Tröstlich andererseits, dass es Demuth neben so viel Qualität kaum gelingen will, die schöne siebte Ausgabe zu überschatten. Denn es gibt ja auch die anderen Stimmen: So lassen sich etwa die über das ganze Heft verstreuten Bildbeiträge zum Lockdown-Thema in ihrer kreativen Offenheit und Abstraktion nicht mit pullernden Aufwiegelungen innerhalb einer Kultur alternativer Wahrheiten gleichsetzen.
Mehrheitlich ein ausgefeiltes Vergnügen
Keine Frage: Die Mehrzahl der Künstlerpositionen ist spürbar gut gesetzt. Sie interagieren, legen Assoziationen frei und überraschen wohltuend. Ein ausgefeiltes Vergnügen hier, ein bewegendes Räsonnement dort, das die Liaison mit den Stoffvorgaben und Layout-Prinzipien nicht zu scheuen braucht.

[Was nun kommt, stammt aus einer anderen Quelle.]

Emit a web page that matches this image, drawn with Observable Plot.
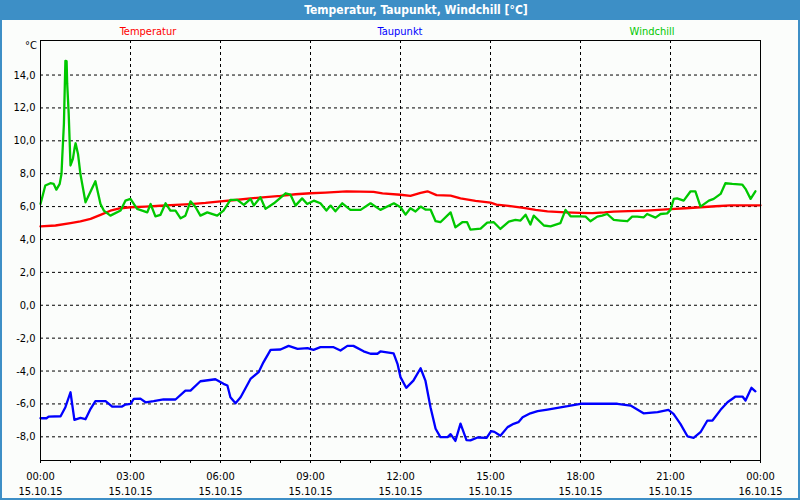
<!DOCTYPE html>
<html>
<head>
<meta charset="utf-8">
<script src="https://cdn.jsdelivr.net/npm/d3@7"></script>
<script src="https://cdn.jsdelivr.net/npm/@observablehq/plot@0.6"></script>
<style>
  body { margin: 0; background: #ffffff; }
  #wrap { position: relative; width: 800px; height: 500px; background: #fbfdfb; overflow: hidden;
          font-family: "DejaVu Sans Condensed", "DejaVu Sans", sans-serif; }
  #titlebar { position: absolute; left: 0; top: 0; width: 800px; height: 20px; background: #3d8fc6; }
  #title { position: absolute; left: 416px; top: 0; transform: translateX(-50%); white-space: nowrap;
           color: #ffffff; font-weight: bold; font-size: 12px; line-height: 20px; }
  .legend { position: absolute; top: 25px; transform: translateX(-50%); font-size: 11px; line-height: 14px; white-space: nowrap; }
  .border { position: absolute; background: #3d8fc6; }
  #chart { position: absolute; left: 0; top: 0; }
  #unit { position: absolute; left: 25px; top: 39px; font-size: 11px; line-height: 14px; color: #000; }
</style>
</head>
<body>
<div id="wrap">
  <div id="chart"></div>
  <div id="titlebar"><div id="title"></div></div>
  <div id="unit"></div>
  <div class="border" style="left:0;top:0;width:2px;height:500px"></div>
  <div class="border" style="right:0;top:0;width:2px;height:500px"></div>
  <div class="border" style="left:0;bottom:0;width:800px;height:2px"></div>
</div>
<script>
// ---- texts ----
const titleText = "Temperatur, Taupunkt, Windchill [°C]";
const unitText = "°C";
const seriesNames = ["Temperatur", "Taupunkt", "Windchill"];
const seriesColors = ["#ff0000", "#0000ff", "#00c800"];
const legendCenters = [148, 400, 652];

// ---- axis ticks ----
const yTicks = [-8, -6, -4, -2, 0, 2, 4, 6, 8, 10, 12, 14];
const yDomain = [-9.44, 16.1];
const xDomain = [0, 24];
const hourTicks = d3.range(0, 25, 1);
const gridHours = [3, 6, 9, 12, 15, 18, 21];
const labelHours = [0, 3, 6, 9, 12, 15, 18, 21, 24];
const labelTimes = ["00:00", "03:00", "06:00", "09:00", "12:00", "15:00", "18:00", "21:00", "00:00"];
const labelDates = ["15.10.15", "15.10.15", "15.10.15", "15.10.15", "15.10.15", "15.10.15", "15.10.15", "15.10.15", "16.10.15"];

// ---- Temperatur ----
const tempH = [0, 0.5, 1.0, 1.33, 1.67, 2.0, 2.33, 2.67, 3.0, 3.5, 4.0, 4.5, 5.0, 5.5, 6.0, 6.5, 7.0, 7.5, 8.0, 8.5, 9.0, 9.5,
  10.2, 11.1, 11.4, 12.0, 12.33, 12.67, 12.9, 13.2, 13.67, 14.0, 14.5, 15.0, 15.2, 15.6, 16.1, 16.5, 16.9, 17.5, 18.0, 18.4,
  18.8, 19.1, 19.6, 20.2, 20.6, 21.0, 21.5, 22.0, 22.5, 23.0, 23.5, 24.0];
const tempV = [4.8, 4.85, 5.0, 5.1, 5.25, 5.5, 5.75, 5.9, 5.96, 6.0, 6.05, 6.1, 6.15, 6.22, 6.32, 6.4, 6.5, 6.58, 6.65, 6.75, 6.81, 6.85,
  6.93, 6.9, 6.8, 6.72, 6.65, 6.83, 6.93, 6.7, 6.67, 6.5, 6.35, 6.24, 6.12, 6.05, 5.92, 5.8, 5.71, 5.65, 5.62, 5.6,
  5.65, 5.7, 5.72, 5.76, 5.8, 5.84, 5.9, 5.96, 6.02, 6.08, 6.08, 6.08];

// ---- Taupunkt ----
const dewH = [0, 0.2, 0.27, 0.67, 0.83, 1.0, 1.13, 1.33, 1.5, 1.67, 1.83, 2.17, 2.39, 2.72, 2.83, 3.0, 3.11, 3.33, 3.5, 3.77,
  4.1, 4.5, 4.83, 5.0, 5.33, 5.83, 6.1, 6.23, 6.33, 6.5, 6.67, 7.0, 7.27, 7.43, 7.67, 8.0, 8.27, 8.57, 8.9, 9.1, 9.33, 9.77,
  10.0, 10.23, 10.43, 10.77, 11.0, 11.23, 11.33, 11.77, 11.9, 12.0, 12.19, 12.43, 12.67, 12.83, 13.0, 13.17, 13.33, 13.57,
  13.67, 13.83, 14.0, 14.2, 14.33, 14.57, 14.87, 15.02, 15.13, 15.33, 15.57, 15.77, 15.93, 16.07, 16.33, 16.57, 16.9, 17.57,
  18.0, 19.23, 19.67, 20.1, 20.57, 20.93, 21.1, 21.33, 21.57, 21.77, 22.0, 22.23, 22.4, 22.67, 22.9, 23.17, 23.4, 23.5, 23.7, 23.83];
const dewV = [-6.87, -6.87, -6.77, -6.75, -6.2, -5.29, -6.97, -6.85, -6.93, -6.3, -5.83, -5.83, -6.16, -6.16, -6.04, -6.0, -5.69, -5.68, -5.9, -5.83,
  -5.73, -5.73, -5.19, -5.19, -4.62, -4.5, -4.78, -4.88, -5.59, -5.96, -5.59, -4.48, -4.07, -3.47, -2.71, -2.69, -2.47, -2.65, -2.61, -2.71, -2.55, -2.55,
  -2.75, -2.47, -2.47, -2.8, -2.95, -2.95, -2.81, -2.92, -3.56, -4.37, -5.02, -4.58, -3.83, -4.58, -6.2, -7.51, -8.02, -8.02,
  -7.84, -8.25, -7.2, -8.2, -8.22, -8.04, -8.07, -7.65, -7.7, -7.94, -7.41, -7.21, -7.11, -6.81, -6.57, -6.44, -6.34, -6.14,
  -5.99, -5.99, -6.1, -6.57, -6.5, -6.36, -6.6, -7.21, -7.98, -8.06, -7.72, -7.01, -7.01, -6.36, -5.9, -5.55, -5.55, -5.79, -5.02, -5.23];

// ---- Windchill ----
const windH = [0, 0.16, 0.33, 0.44, 0.53, 0.64, 0.7, 0.73, 0.78, 0.83, 0.87, 0.89, 0.94, 1.0, 1.08, 1.14, 1.17, 1.25, 1.33, 1.5,
  1.83, 2.0, 2.11, 2.33, 2.67, 2.83, 3.0, 3.22, 3.56, 3.67, 3.83, 4.0, 4.17, 4.33, 4.5, 4.67, 4.83, 5.0, 5.17, 5.33, 5.56, 5.89,
  6.1, 6.33, 6.56, 6.78, 7.0, 7.11, 7.33, 7.5, 7.78, 8.17, 8.33, 8.5, 8.72, 8.89, 9.11, 9.33, 9.53, 9.67, 9.83, 10.06, 10.33,
  10.67, 11.0, 11.33, 11.78, 12.0, 12.17, 12.33, 12.5, 12.67, 12.83, 13.0, 13.17, 13.33, 13.67, 13.83, 14.06, 14.22, 14.33,
  14.67, 14.89, 15.11, 15.33, 15.61, 15.83, 16.0, 16.17, 16.33, 16.44, 16.78, 17.0, 17.33, 17.5, 17.67, 18.0, 18.17, 18.33,
  18.56, 18.72, 18.89, 19.11, 19.33, 19.56, 19.72, 19.89, 20.11, 20.22, 20.5, 20.67, 20.89, 21.0, 21.11, 21.22, 21.44, 21.67,
  21.83, 22.0, 22.28, 22.44, 22.67, 22.83, 23.06, 23.39, 23.5, 23.67, 23.83];
const windV = [6.16, 7.28, 7.42, 7.38, 7.03, 7.38, 7.99, 9.2, 11.02, 14.86, 14.84, 13.46, 11.63, 8.5, 8.9, 9.6, 9.85, 9.2, 7.99, 6.26,
  7.54, 6.16, 5.76, 5.45, 5.76, 6.36, 6.47, 5.86, 5.65, 6.16, 5.41, 5.5, 6.2, 5.76, 5.76, 5.29, 5.45, 6.32, 5.96, 5.45, 5.65, 5.45,
  5.76, 6.41, 6.41, 6.1, 6.47, 6.06, 6.57, 5.86, 6.2, 6.81, 6.73, 6.06, 6.5, 6.16, 6.36, 6.2, 5.76, 6.06, 5.71, 6.2, 5.8,
  5.8, 6.2, 5.8, 6.2, 5.96, 5.51, 5.9, 5.7, 6.0, 5.82, 5.82, 5.11, 5.05, 5.65, 4.74, 5.05, 5.05, 4.6,
  4.66, 5.03, 5.05, 4.64, 5.09, 5.19, 5.15, 5.51, 4.91, 5.45, 4.85, 4.8, 4.99, 5.8, 5.41, 5.41, 5.39, 5.11,
  5.39, 5.45, 5.55, 5.19, 5.15, 5.11, 5.39, 5.39, 5.35, 5.55, 5.33, 5.55, 5.59, 5.8, 6.47, 6.5, 6.36, 6.93,
  6.93, 6.0, 6.36, 6.47, 6.77, 7.42, 7.38, 7.34, 7.08, 6.47, 6.93];

// ---- build tables ----
const toRows = (H, V) => H.map((h, i) => ({h, v: V[i]}));
const temp = toRows(tempH, tempV);
const dew = toRows(dewH, dewV);
const wind = toRows(windH, windV);

const font = '"DejaVu Sans Condensed", "DejaVu Sans", sans-serif';
const fmtY = v => v.toFixed(1).replace(".", ",").replace("\u2212", "-");

const chart = Plot.plot({
  width: 800,
  height: 500,
  marginTop: 40,
  marginBottom: 40,
  marginLeft: 40,
  marginRight: 40,
  style: {background: "transparent", fontFamily: font, fontSize: "11px", color: "#000"},
  x: {domain: xDomain, axis: null, label: null},
  y: {domain: yDomain, axis: null, label: null},
  marks: [
    Plot.gridY(yTicks, {stroke: "#000", strokeOpacity: 1, strokeDasharray: "3,3"}),
    Plot.gridX(gridHours, {stroke: "#000", strokeOpacity: 1, strokeDasharray: "3,3"}),
    Plot.line(temp, {x: "h", y: "v", stroke: seriesColors[0], strokeWidth: 2.3, curve: "linear"}),
    Plot.line(wind, {x: "h", y: "v", stroke: seriesColors[2], strokeWidth: 2.3, curve: "linear"}),
    Plot.line(dew, {x: "h", y: "v", stroke: seriesColors[1], strokeWidth: 2.3, curve: "linear"}),
    Plot.frame({stroke: "#000"}),
    Plot.axisY(yTicks, {tickSize: 0, tickPadding: 5, tickFormat: fmtY, fontSize: 11, label: null}),
    Plot.axisX(hourTicks, {tickSize: 3, tickFormat: () => "", stroke: "#000", label: null}),
    Plot.axisX(labelHours, {
      tickSize: 0, tickPadding: 9, fontSize: 11, lineHeight: 1.364, label: null,
      tickFormat: h => { const i = labelHours.indexOf(h); return labelTimes[i] + "\n" + labelDates[i]; }
    })
  ]
});
document.getElementById("chart").appendChild(chart);

document.getElementById("title").textContent = titleText;
document.getElementById("unit").textContent = unitText;
const wrap = document.getElementById("wrap");
seriesNames.forEach((name, i) => {
  const d = document.createElement("div");
  d.className = "legend";
  d.style.left = legendCenters[i] + "px";
  d.style.color = seriesColors[i];
  d.textContent = name;
  wrap.appendChild(d);
});
</script>
</body>
</html>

Und dennoch: Glaubt die Redaktion allen Ernstes, ihren misslichen Schritt durch eine Offenlegung divergierender interner Argumente reichlich entschärft haben zu können? Literatur mit Warnhinweisen zu versehen, wie es die Verantwortlichen machen, um das Abdrucken einer fabrizierten Doppelbotschaft zu decken, ist ein fingiertes Spiel auf Kosten der schreibenden Kollegenschaft.
Die hingegen spricht derart konsequent für sich, dass der Spuk sich schnell einmal in Luft auflöst. Vom Text eines frühen Corona-Rebellen aber hätte man die Finger lassen sollen.